Write out each line exactly as given. Leave the pictures out of your copy.

=-=-=

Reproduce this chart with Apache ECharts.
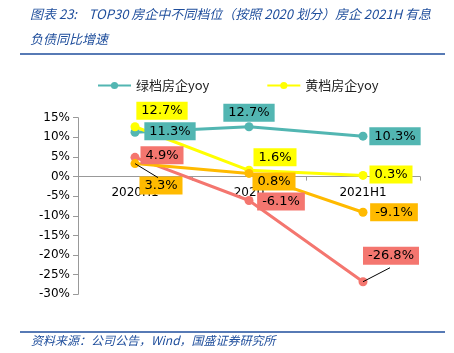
<!DOCTYPE html>
<html>
<head>
<meta charset="utf-8">
<script src="https://cdn.jsdelivr.net/npm/echarts@6/dist/echarts.min.js"></script>
<style>
html, body { margin: 0; padding: 0; background: #fff; }
#main { width: 454px; height: 353px; }
</style>
</head>
<body>
<div id="main"></div>
<script>
var categories = ['2020H1', '2020', '2021H1'];
var greenYoy = [11.3, 12.7, 10.3];
var yellowYoy = [12.7, 1.6, 0.3];
var redYoy = [4.9, -6.1, -26.8];
var orangeYoy = [3.3, 0.8, -9.1];
var yTicks = { min: -30, max: 15, interval: 5 };

// 标签相对数据点的偏移
var labelShift = {
    0: [[35, -1], [0, -14], [32, 0]],
    1: [[27, -16], [26, -13], [28, -1]],
    2: [[27, -2], [32, 1], [28, -26]],
    3: [[26, 22], [25, 8], [31, 0]]
};
// 引导线：[系列下标, 点下标, 终点偏移]
var leaderLines = [
    [2, 2, [27, -14]],
    [3, 0, [23, 14]]
];

var blue = '#1F4E9C';
var font = 'DejaVu Sans';
var cjk = 'Noto Sans CJK SC';
var allValues = [greenYoy, yellowYoy, redYoy, orangeYoy];

function makeSeries(name, values, color, idx) {
    return {
        name: name,
        type: 'line',
        data: values,
        symbol: 'circle',
        symbolSize: 9,
        color: color,
        lineStyle: { width: 3, color: color },
        itemStyle: { color: color },
        label: {
            show: true,
            position: 'inside',
            formatter: function (p) { return p.value.toFixed(1) + '%'; },
            fontFamily: font,
            fontSize: 13,
            color: '#000',
            backgroundColor: color,
            padding: [3, 5, 2, 5]
        },
        labelLayout: function (p) {
            var s = labelShift[idx][p.dataIndex];
            return { dx: s[0], dy: s[1] };
        }
    };
}

var myChart = echarts.init(document.getElementById('main'));
var option = {
    animation: false,
    backgroundColor: '#fff',
    graphic: [
        { type: 'text', left: 30, top: 8, style: { text: '图表 23:    TOP30 房企中不同档位（按照 2020 划分）房企 2021H 有息', fill: blue, font: 'italic 13px "Noto Sans CJK SC"' } },
        { type: 'text', left: 30, top: 33, style: { text: '负债同比增速', fill: blue, font: 'italic 13px "Noto Sans CJK SC"' } },
        { type: 'line', shape: { x1: 20, y1: 54, x2: 445, y2: 54 }, style: { stroke: blue, lineWidth: 1.5 } },
        { type: 'line', shape: { x1: 20, y1: 332, x2: 445, y2: 332 }, style: { stroke: blue, lineWidth: 1.5 } },
        { type: 'text', left: 31, top: 334, style: { text: '资料来源：公司公告，Wind，国盛证券研究所', fill: blue, font: 'italic 12px "Noto Sans CJK SC"' } }
    ],
    legend: {
        data: ['绿档房企yoy', '黄档房企yoy'],
        left: 92,
        top: 74,
        itemWidth: 33,
        itemHeight: 9,
        itemGap: 57,
        textStyle: { fontFamily: cjk, fontSize: 13, color: '#222' }
    },
    grid: { left: 78, right: 34, top: 117.7, bottom: 58.7 },
    xAxis: {
        type: 'category',
        data: categories,
        offset: -117.7,
        axisLine: { onZero: false, lineStyle: { color: '#999', width: 1 } },
        axisTick: { show: true, length: 4, lineStyle: { color: '#999' } },
        axisLabel: { fontFamily: font, fontSize: 12, color: '#000', margin: 10 }
    },
    yAxis: {
        type: 'value',
        min: yTicks.min,
        max: yTicks.max,
        interval: yTicks.interval,
        axisLine: { show: true, lineStyle: { color: '#999', width: 1 } },
        axisTick: { show: true, length: 5, lineStyle: { color: '#999' } },
        splitLine: { show: false },
        axisLabel: { fontFamily: font, fontSize: 12, color: '#000', margin: 8, formatter: '{value}%' }
    },
    series: [
        makeSeries('绿档房企yoy', greenYoy, '#52B6B2', 0),
        makeSeries('黄档房企yoy', yellowYoy, '#FFFF00', 1),
        makeSeries('红档房企yoy', redYoy, '#F4766F', 2),
        makeSeries('橙档房企yoy', orangeYoy, '#FFBA00', 3),
        {
            type: 'custom',
            name: 'leader',
            z: 5,
            silent: true,
            data: leaderLines.map(function (l) {
                return [l[1], allValues[l[0]][l[1]]];
            }),
            renderItem: function (params, api) {
                var p = api.coord([api.value(0), api.value(1)]);
                var d = leaderLines[params.dataIndex][2];
                return {
                    type: 'line',
                    shape: { x1: p[0], y1: p[1], x2: p[0] + d[0], y2: p[1] + d[1] },
                    style: { stroke: '#000', lineWidth: 1 }
                };
            }
        }
    ]
};
myChart.setOption(option);
</script>
</body>
</html>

=-=-=

--- OUTPUT FOR THIS TASK ---
Reproduce this chart with Apache ECharts.
<!DOCTYPE html>
<html>
<head>
<meta charset="utf-8">
<script src="https://cdn.jsdelivr.net/npm/echarts@6/dist/echarts.min.js"></script>
<style>
html, body { margin: 0; padding: 0; background: #fff; }
#main { width: 454px; height: 353px; }
</style>
</head>
<body>
<div id="main"></div>
<script>
var categories = ['2020H1', '2020', '2021H1'];
var greenYoy = [11.3, 12.7, 10.3];
var yellowYoy = [12.7, 1.6, 0.3];
var redYoy = [4.9, -6.1, -26.8];
var orangeYoy = [3.3, 0.8, -9.1];
var yTicks = { min: -30, max: 15, interval: 5 };

// 标签相对数据点的偏移
var labelShift = {
    0: [[35, -1], [0, -14], [32, 0]],
    1: [[27, -16], [26, -13], [28, -1]],
    2: [[27, -2], [32, 1], [28, -26]],
    3: [[26, 22], [25, 8], [31, 0]]
};
// 引导线：[系列下标, 点下标, 终点偏移]
var leaderLines = [
    [2, 2, [27, -14]],
    [3, 0, [23, 14]]
];

var blue = '#1F4E9C';
var font = 'DejaVu Sans';
var cjk = 'Noto Sans CJK SC';
var allValues = [greenYoy, yellowYoy, redYoy, orangeYoy];

function makeSeries(name, values, color, idx) {
    return {
        name: name,
        type: 'line',
        data: values,
        symbol: 'circle',
        symbolSize: 9,
        color: color,
        lineStyle: { width: 3, color: color },
        itemStyle: { color: color },
        label: {
            show: true,
            position: 'inside',
            formatter: function (p) { return p.value.toFixed(1) + '%'; },
            fontFamily: font,
            fontSize: 13,
            color: '#000',
            backgroundColor: color,
            padding: [3, 5, 2, 5]
        },
        labelLayout: function (p) {
            var s = labelShift[idx][p.dataIndex];
            return { dx: s[0], dy: s[1] };
        }
    };
}

var myChart = echarts.init(document.getElementById('main'));
var option = {
    animation: false,
    backgroundColor: '#fff',
    graphic: [
        { type: 'text', left: 30, top: 8, style: { text: '图表 23:    TOP30 房企中不同档位（按照 2020 划分）房企 2021H 有息', fill: blue, font: 'italic 13px "Noto Sans CJK SC"' } },
        { type: 'text', left: 30, top: 33, style: { text: '负债同比增速', fill: blue, font: 'italic 13px "Noto Sans CJK SC"' } },
        { type: 'line', shape: { x1: 20, y1: 54, x2: 445, y2: 54 }, style: { stroke: blue, lineWidth: 1.5 } },
        { type: 'line', shape: { x1: 20, y1: 332, x2: 445, y2: 332 }, style: { stroke: blue, lineWidth: 1.5 } },
        { type: 'text', left: 31, top: 334, style: { text: '资料来源：公司公告，Wind，国盛证券研究所', fill: blue, font: 'italic 12px "Noto Sans CJK SC"' } }
    ],
    legend: {
        data: ['绿档房企yoy', '黄档房企yoy'],
        left: 92,
        top: 74,
        itemWidth: 33,
        itemHeight: 9,
        itemGap: 57,
        textStyle: { fontFamily: cjk, fontSize: 13, color: '#222' }
    },
    grid: { left: 78, right: 34, top: 117.7, bottom: 58.7 },
    xAxis: {
        type: 'category',
        data: categories,
        offset: -117.7,
        axisLine: { onZero: false, lineStyle: { color: '#999', width: 1 } },
        axisTick: { show: true, length: 4, lineStyle: { color: '#999' } },
        axisLabel: { fontFamily: font, fontSize: 12, color: '#000', margin: 10 }
    },
    yAxis: {
        type: 'value',
        min: yTicks.min,
        max: yTicks.max,
        interval: yTicks.interval,
        axisLine: { show: true, lineStyle: { color: '#999', width: 1 } },
        axisTick: { show: true, length: 5, lineStyle: { color: '#999' } },
        splitLine: { show: false },
        axisLabel: { fontFamily: font, fontSize: 12, color: '#000', margin: 8, formatter: '{value}%' }
    },
    series: [
        makeSeries('绿档房企yoy', greenYoy, '#52B6B2', 0),
        makeSeries('黄档房企yoy', yellowYoy, '#FFFF00', 1),
        makeSeries('红档房企yoy', redYoy, '#F4766F', 2),
        makeSeries('橙档房企yoy', orangeYoy, '#FFBA00', 3),
        {
            type: 'custom',
            name: 'leader',
            z: 5,
            silent: true,
            data: leaderLines.map(function (l) {
                return [l[1], allValues[l[0]][l[1]]];
            }),
            renderItem: function (params, api) {
                var p = api.coord([api.value(0), api.value(1)]);
                var d = leaderLines[params.dataIndex][2];
                return {
                    type: 'line',
                    shape: { x1: p[0], y1: p[1], x2: p[0] + d[0], y2: p[1] + d[1] },
                    style: { stroke: '#000', lineWidth: 1 }
                };
            }
        }
    ]
};
myChart.setOption(option);
</script>
</body>
</html>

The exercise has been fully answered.